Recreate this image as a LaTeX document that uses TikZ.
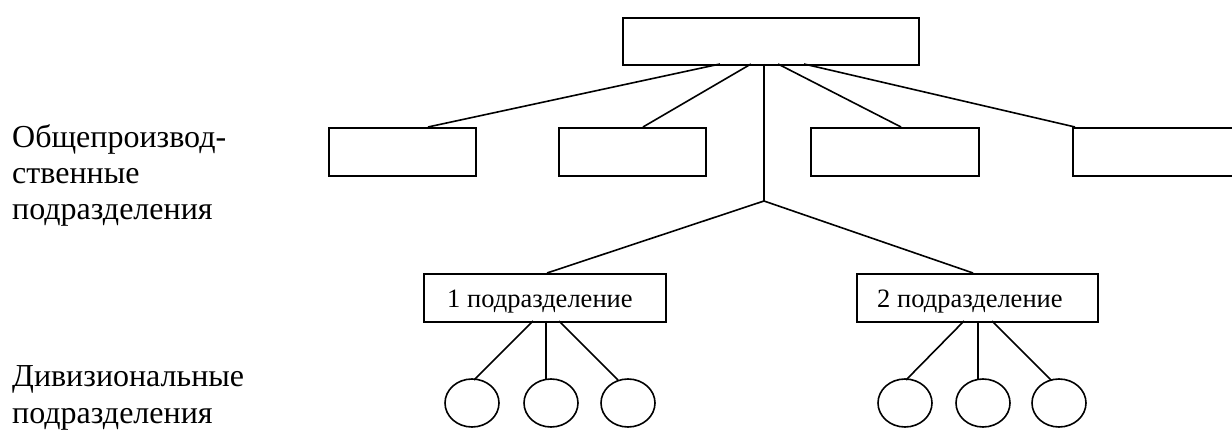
\documentclass[tikz,border=0pt]{standalone}
\usepackage{fontspec}
\setmainfont{Liberation Serif}
\usetikzlibrary{shapes.geometric}
\begin{document}
\begin{tikzpicture}[x=1pt,y=-1pt,
  ln/.style={line width=1.6pt},
  unitbox/.style={draw,line width=1.6pt,inner sep=0pt,anchor=north west},
  divbox/.style={draw,line width=1.6pt,inner sep=0pt,anchor=north west},
  sub/.style={draw,ellipse,line width=1.6pt,minimum width=54pt,minimum height=48pt,inner sep=0pt},
  side/.style={anchor=base west,align=left,font=\fontsize{32}{36}\selectfont,inner sep=0pt},
  boxtxt/.style={anchor=base west,font=\fontsize{26.5}{30}\selectfont,inner sep=0pt}]
\useasboundingbox (0,0) rectangle (1232,430);

% head office
\node[unitbox,minimum width=296pt,minimum height=47pt] (top) at (622,17) {};

% general production units
\node[unitbox,minimum width=147pt,minimum height=48pt] (g1) at (328,127) {};
\node[unitbox,minimum width=147pt,minimum height=48pt] (g2) at (558,127) {};
\node[unitbox,minimum width=168pt,minimum height=48pt] (g3) at (810,127) {};
\node[unitbox,minimum width=175pt,minimum height=48pt] (g4) at (1072,127) {};

% links from the head office
\coordinate (t1) at (720,64);
\coordinate (t2) at (751,64);
\coordinate (t3) at (764,64);
\coordinate (t4) at (778,64);
\coordinate (t5) at (804,64);
\coordinate (j) at (764,201);
\coordinate (g1t) at (428,127);
\coordinate (g2t) at (643,127);
\coordinate (g3t) at (901,127);
\coordinate (g4t) at (1075,127);
\draw[ln] (t1) -- (g1t);
\draw[ln] (t2) -- (g2t);
\draw[ln] (t4) -- (g3t);
\draw[ln] (t5) -- (g4t);
\draw[ln] (t3) -- (j);

% divisions
\node[divbox,minimum width=242pt,minimum height=48pt] (d1) at (423,273) {};
\node[divbox,minimum width=241pt,minimum height=48pt] (d2) at (856,273) {};
\node[boxtxt] (d1t) at (447,308) {1 подразделение};
\node[boxtxt] (d2t) at (877,308) {2 подразделение};
\coordinate (d1top) at (547,273);
\coordinate (d2top) at (973,273);
\draw[ln] (j) -- (d1top);
\draw[ln] (j) -- (d2top);

% subunits of division 1
\node[sub] (a1) at (472,403) {};
\node[sub] (a2) at (551,403) {};
\node[sub] (a3) at (628,403) {};
\draw[ln] (533,321) -- (474,380);
\draw[ln] (546,321) -- (546,379);
\draw[ln] (559,321) -- (618,380);

% subunits of division 2
\node[sub] (b1) at (905,403) {};
\node[sub] (b2) at (983,403) {};
\node[sub] (b3) at (1059,403) {};
\draw[ln] (964,321) -- (906,380);
\draw[ln] (978,321) -- (978,379);
\draw[ln] (992,321) -- (1051,380);

% row captions
\node[side] (c1) at (12,220) {Общепроизвод-\\ственные\\подразделения};
\node[side] (c2) at (12,423) {Дивизиональные\\подразделения};
\end{tikzpicture}
\end{document}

● ● ● ●

- _Set exercise_
Copy the material exactly. Do not include the pictures.

- _The solution_
Recreate this image as a LaTeX document that uses TikZ.
\documentclass[tikz,border=0pt]{standalone}
\usepackage{fontspec}
\setmainfont{Liberation Serif}
\usetikzlibrary{shapes.geometric}
\begin{document}
\begin{tikzpicture}[x=1pt,y=-1pt,
  ln/.style={line width=1.6pt},
  unitbox/.style={draw,line width=1.6pt,inner sep=0pt,anchor=north west},
  divbox/.style={draw,line width=1.6pt,inner sep=0pt,anchor=north west},
  sub/.style={draw,ellipse,line width=1.6pt,minimum width=54pt,minimum height=48pt,inner sep=0pt},
  side/.style={anchor=base west,align=left,font=\fontsize{32}{36}\selectfont,inner sep=0pt},
  boxtxt/.style={anchor=base west,font=\fontsize{26.5}{30}\selectfont,inner sep=0pt}]
\useasboundingbox (0,0) rectangle (1232,430);

% head office
\node[unitbox,minimum width=296pt,minimum height=47pt] (top) at (622,17) {};

% general production units
\node[unitbox,minimum width=147pt,minimum height=48pt] (g1) at (328,127) {};
\node[unitbox,minimum width=147pt,minimum height=48pt] (g2) at (558,127) {};
\node[unitbox,minimum width=168pt,minimum height=48pt] (g3) at (810,127) {};
\node[unitbox,minimum width=175pt,minimum height=48pt] (g4) at (1072,127) {};

% links from the head office
\coordinate (t1) at (720,64);
\coordinate (t2) at (751,64);
\coordinate (t3) at (764,64);
\coordinate (t4) at (778,64);
\coordinate (t5) at (804,64);
\coordinate (j) at (764,201);
\coordinate (g1t) at (428,127);
\coordinate (g2t) at (643,127);
\coordinate (g3t) at (901,127);
\coordinate (g4t) at (1075,127);
\draw[ln] (t1) -- (g1t);
\draw[ln] (t2) -- (g2t);
\draw[ln] (t4) -- (g3t);
\draw[ln] (t5) -- (g4t);
\draw[ln] (t3) -- (j);

% divisions
\node[divbox,minimum width=242pt,minimum height=48pt] (d1) at (423,273) {};
\node[divbox,minimum width=241pt,minimum height=48pt] (d2) at (856,273) {};
\node[boxtxt] (d1t) at (447,308) {1 подразделение};
\node[boxtxt] (d2t) at (877,308) {2 подразделение};
\coordinate (d1top) at (547,273);
\coordinate (d2top) at (973,273);
\draw[ln] (j) -- (d1top);
\draw[ln] (j) -- (d2top);

% subunits of division 1
\node[sub] (a1) at (472,403) {};
\node[sub] (a2) at (551,403) {};
\node[sub] (a3) at (628,403) {};
\draw[ln] (533,321) -- (474,380);
\draw[ln] (546,321) -- (546,379);
\draw[ln] (559,321) -- (618,380);

% subunits of division 2
\node[sub] (b1) at (905,403) {};
\node[sub] (b2) at (983,403) {};
\node[sub] (b3) at (1059,403) {};
\draw[ln] (964,321) -- (906,380);
\draw[ln] (978,321) -- (978,379);
\draw[ln] (992,321) -- (1051,380);

% row captions
\node[side] (c1) at (12,220) {Общепроизвод-\\ственные\\подразделения};
\node[side] (c2) at (12,423) {Дивизиональные\\подразделения};
\end{tikzpicture}
\end{document}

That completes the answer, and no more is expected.